Si le transfert est conforme au SEDA, les documents à archiver, sont accompagnés de leurs métadonnées et notamment de leurs métadonnées de description puisque le SEDA permet entre autres, d’automatiser la rédaction du bordereau de versement.
Il me semble au contraire, que les rôles sont clairement identifiés : d’un côté les fonctionnalités liées au SAE pour gérer les transferts (contrôle et prise en charge des documents à archiver, gestion du cycle de vie) et le SIA (système dinformation archivistique) pour gérer les les versements (ajout de métadonnées, constitution des instruments de recherche) !
Céline
Il me semble toutefois que, dans l’archivage électronique, le lien entre l’opération matérielle et l’opération intellectuelle qui sont les deux composantes du versement – tout à fait d’accord sur ce point – se fait par le standard d’échange des données pour l’archivage (SEDA) que la plupart des éditeurs implémentent (ou commencent à implémenter en tout cas). Le terme transfert a été choisi dans la terminologie SEDA justement pour englober l’opération intellectuelle et l’opération matérielle (transport des SIP).

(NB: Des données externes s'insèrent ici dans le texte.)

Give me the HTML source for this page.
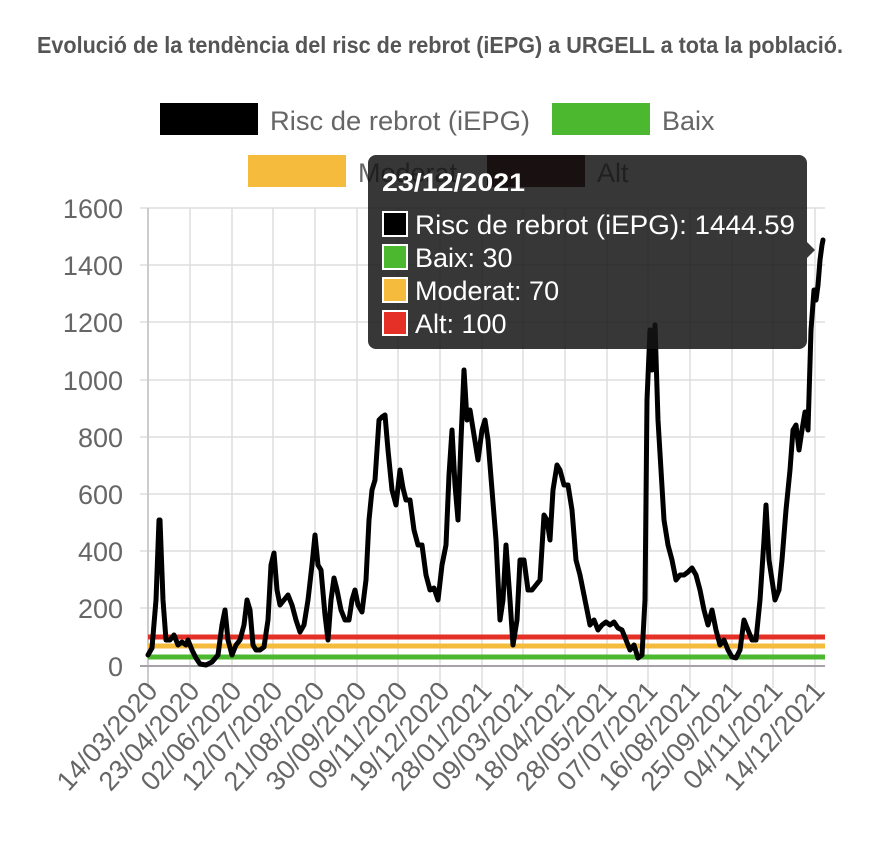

Ainsi, dans un transfert conforme au SEDA, le SIP comporte toutes les métadonnées nécessaires à l’alimentation du système d’information archivistique (cf. mapping entre le SEDA et l’EAD), c’est-à-dire des informations que l’on trouverait, dans le monde papier, sous forme de bordereau de versement. Une fois arrivé dans le SAE, le SIP est alors converti en AIP avec le choix d’un format de métadonnées ad-hoc (METS, PREMIS, EAD), à partir des métadonnées contenues dans le SIP.